Karet Petani di Sumsel "Pindah Harga", Ini yang Dilakukan Disbun

Pemerintah Provinsi (Pemprov) Sumatera Selatan (Sumsel) melalui Dinas Perkebunan (Disbun) Provinsi Sumsel terus berupaya meningkatkan harga dan mutu karet yang dihasilkan para petani di Sumsel.


Salah satunya dengan membentuk Unit Pengolahan dan Pemasaran Bokar (UPPB) yang terbukti mampu menjadi lokomotif peningkatan pendapatan di masa pandemi Covid-19 ini.

"Dimana harga yang dijual melalui UPPB ada peningkatan Rp2.000 - Rp3.000 per kilogram (kg) dibandingkan dengan harga di tingkat pengepul atau tengkulak," kata Kepala Disbun Sumsel melalui Kepala Bidang Pengolahan dan Pemasaran Hasil, Rudi Arpian kepada wartawan, Senin (3/8/2020).

Ditambahkannya, Provinsi Sumsel merupakan penghasil karet terbesar di Indonesia, dengan luas areal 1.307.011 hektare (ha) dan produksi 1.082.617 ton karet kering yang diusahakan oleh 576.139 Kepala Keluarga (KK) dan hampir 95 persen diusahakan oleh perkebunan rakyat.

"Dimana kondisi harga karet saat ini bukan lagi turun, tetapi “pindah harga” karena sangat anjlok," imbuhnya.

Masih menurut Rudi Arpian, mengingat penghasil utama karet adalah perkebunan rakyat, harus ada upaya untuk membina petani karet agar produktivitas dan mutu karet tinggi, salah satu alternatifnya adalah memberdayakan petani ke dalam kelompok UPPB (Unit Pengolahan dan Pemasaran Hasil).

Saat ini sudah bertambah 31 UPPB baru yang sudah teregistrasi dan 10 UPPB dalam tahap pembinaan untuk di registrasi, sehingga sampai saat ini sudah 248 UPPB yang sudah teregistrasi, dan diperkirakan pada Agustus 2020 menjadi 258 UPPB, sedangkan data di 2019 UPPB yang terbentuk baru 2.017 UPPB dengan penambahan paling banyak 25 UPPB per tahun

"Peningkatan cukup besar ini karena adanya kesadaran petani karet untuk bergabung di UPPB secara mandiri atau membentuk UPPB baru dibawah bimbingan Dinas Perkebunan setempat," paparnya.

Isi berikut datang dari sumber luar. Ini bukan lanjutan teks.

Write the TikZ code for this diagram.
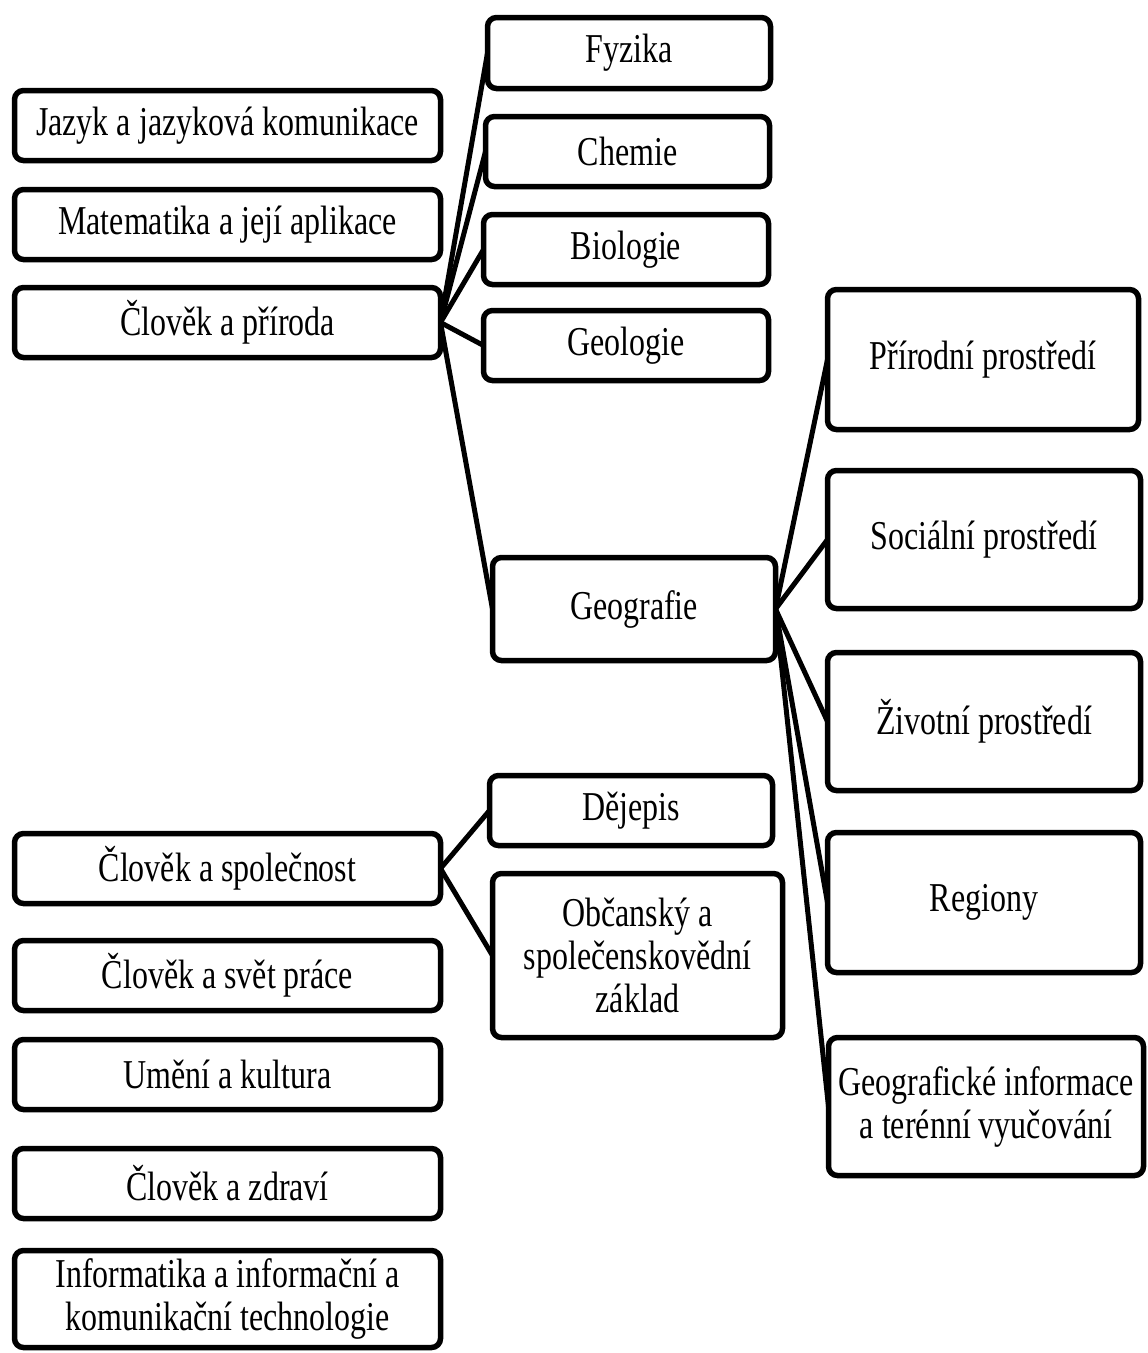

Dijelaskannya, jumlah desa yang menjadi sentra penghasil karet di Sumsel saat ini mencapai 2.151 desa dari 2.862 desa yang ada. Sedangkan jumlah UPPB yang ada baru 12 persen dari jumlah desa potensial untuk dibentuk UPPB, jadi masih belum sebanding untuk menampung hasil karet dari petani.

Masing-masing UPPB saat ini menerapkan Sistem Lelang 4S (Satu lokasi, Satu mutu, Satu harga dan Satu hari lelang), dengan adanya satu lokasi penimbangan dalam satu desa atau satu kecamatan, otomatis tonasenya akan semakin besar dan mutunya juga semakin terjaga, diharapkan yang ikut lelang langsung dari pabrik crumb rubber maka secara otomatis ini, akan memperpendek rantai tata niaga dan dampaknya harga yang diterima petani akan semakin transparan.

"Pada masa new normal ini diharapkan UPPB dapat menjadi lokomotif perbaikan mutu dan harga karet di tingkat petani," harapnya.